Dataset excerpt:
+ + +

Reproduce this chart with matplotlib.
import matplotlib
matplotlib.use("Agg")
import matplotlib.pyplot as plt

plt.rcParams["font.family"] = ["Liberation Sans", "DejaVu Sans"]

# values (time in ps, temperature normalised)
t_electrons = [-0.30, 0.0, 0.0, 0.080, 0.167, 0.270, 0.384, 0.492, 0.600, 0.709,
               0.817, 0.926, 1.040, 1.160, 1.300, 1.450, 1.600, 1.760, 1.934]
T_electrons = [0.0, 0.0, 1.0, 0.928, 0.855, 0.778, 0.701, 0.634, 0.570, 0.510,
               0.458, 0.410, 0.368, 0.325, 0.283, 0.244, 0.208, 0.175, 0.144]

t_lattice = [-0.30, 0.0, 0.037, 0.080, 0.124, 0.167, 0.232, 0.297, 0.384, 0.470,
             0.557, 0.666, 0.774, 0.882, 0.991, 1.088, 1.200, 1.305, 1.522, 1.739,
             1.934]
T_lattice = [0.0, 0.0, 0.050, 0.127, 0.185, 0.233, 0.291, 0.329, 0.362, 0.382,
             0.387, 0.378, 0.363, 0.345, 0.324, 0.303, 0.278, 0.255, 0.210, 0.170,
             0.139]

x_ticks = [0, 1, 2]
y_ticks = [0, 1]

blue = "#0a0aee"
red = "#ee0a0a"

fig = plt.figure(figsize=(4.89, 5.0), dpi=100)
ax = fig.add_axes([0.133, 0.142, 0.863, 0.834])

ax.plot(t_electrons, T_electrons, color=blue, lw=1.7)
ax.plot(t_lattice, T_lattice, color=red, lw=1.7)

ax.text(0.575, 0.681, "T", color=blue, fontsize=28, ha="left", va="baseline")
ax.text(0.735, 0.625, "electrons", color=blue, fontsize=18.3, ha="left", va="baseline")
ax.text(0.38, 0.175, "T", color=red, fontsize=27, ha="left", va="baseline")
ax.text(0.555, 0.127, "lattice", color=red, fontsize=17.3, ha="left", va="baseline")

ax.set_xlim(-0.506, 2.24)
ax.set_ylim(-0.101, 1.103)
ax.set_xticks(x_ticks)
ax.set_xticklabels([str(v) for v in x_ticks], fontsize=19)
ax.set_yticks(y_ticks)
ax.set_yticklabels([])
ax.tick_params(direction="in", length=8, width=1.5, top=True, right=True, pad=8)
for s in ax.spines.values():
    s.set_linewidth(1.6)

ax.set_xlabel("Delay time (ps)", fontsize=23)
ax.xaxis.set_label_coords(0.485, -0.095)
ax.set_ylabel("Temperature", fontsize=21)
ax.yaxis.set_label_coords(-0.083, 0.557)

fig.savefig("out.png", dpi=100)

+ + +

Direction: Begin with the first line of the listing and copy exactly through the line that contains "ax.plot(t_lattice, T_lattice, color=red, lw=1.7)", please, keeping both ends and leaving out everything after.

Answer:
Reproduce this chart with matplotlib.
import matplotlib
matplotlib.use("Agg")
import matplotlib.pyplot as plt

plt.rcParams["font.family"] = ["Liberation Sans", "DejaVu Sans"]

# values (time in ps, temperature normalised)
t_electrons = [-0.30, 0.0, 0.0, 0.080, 0.167, 0.270, 0.384, 0.492, 0.600, 0.709,
               0.817, 0.926, 1.040, 1.160, 1.300, 1.450, 1.600, 1.760, 1.934]
T_electrons = [0.0, 0.0, 1.0, 0.928, 0.855, 0.778, 0.701, 0.634, 0.570, 0.510,
               0.458, 0.410, 0.368, 0.325, 0.283, 0.244, 0.208, 0.175, 0.144]

t_lattice = [-0.30, 0.0, 0.037, 0.080, 0.124, 0.167, 0.232, 0.297, 0.384, 0.470,
             0.557, 0.666, 0.774, 0.882, 0.991, 1.088, 1.200, 1.305, 1.522, 1.739,
             1.934]
T_lattice = [0.0, 0.0, 0.050, 0.127, 0.185, 0.233, 0.291, 0.329, 0.362, 0.382,
             0.387, 0.378, 0.363, 0.345, 0.324, 0.303, 0.278, 0.255, 0.210, 0.170,
             0.139]

x_ticks = [0, 1, 2]
y_ticks = [0, 1]

blue = "#0a0aee"
red = "#ee0a0a"

fig = plt.figure(figsize=(4.89, 5.0), dpi=100)
ax = fig.add_axes([0.133, 0.142, 0.863, 0.834])

ax.plot(t_electrons, T_electrons, color=blue, lw=1.7)
ax.plot(t_lattice, T_lattice, color=red, lw=1.7)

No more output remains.